The Herald Sun has also been told pressure is mounting on the prison system after a spate of medium-security prisoners have been reclassified and relocated to prison farms because of overcrowding.

He said it had resulted in those inmates being shifted and made to wear failing electronic bracelets, making it simple for them to escape.

At minimum security Dhurringile Prison there has been angst over the bracelets dropping out in “black spots’’ only for guards to find the prisoner still within the jail.

Officers monitoring the electronic system from Ararat, who also monitor Dhurringile, are calling officers at the jail up to 70 times a week to find prisoners who are “dropping out’’, the source said.

He said bracelets worn by serious sex offenders placed on extended supervision orders residing at Corella Place in Ararat — who are deemed too dangerous to return to the community after jail release — were also inadequate.

“They are effectively not locked up and this is the difficulty,’’ the source said.
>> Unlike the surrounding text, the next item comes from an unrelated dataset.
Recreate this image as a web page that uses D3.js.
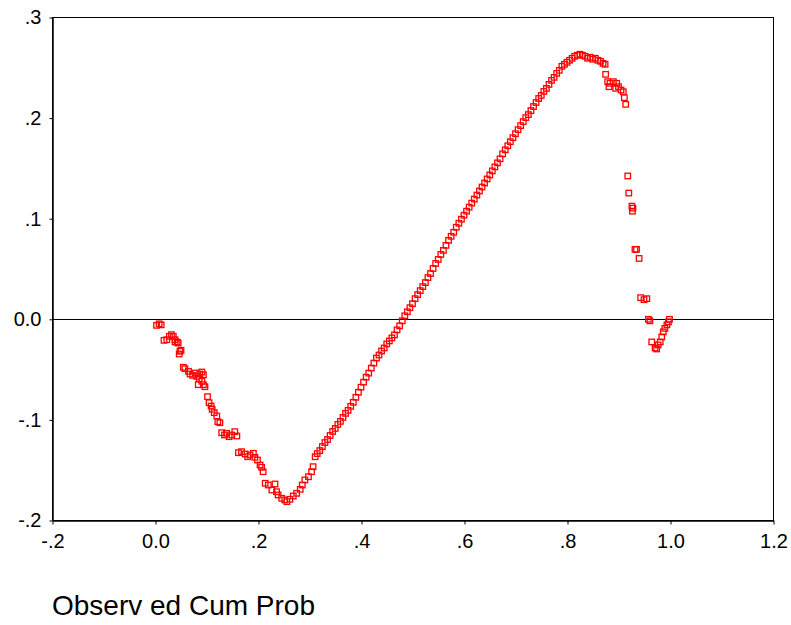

“Bracelets are not proving effective. They don’t work. The whole monitoring system is a joke.’’

A spokesman for the Minister for Corrections Edward O’Donohue said there were no issues with bracelet monitoring at Ararat.

The Herald Sun has previously been refused access to reports to the Corrections Commissioner detailing issues at Corella Place.

Serious sex offenders at Corella Place cannot be fenced in because they are no longer serving a prison sentence.

The old bracelets, which were to be changed on July 7 last year, alert staff only that the wearer has gone, but not where.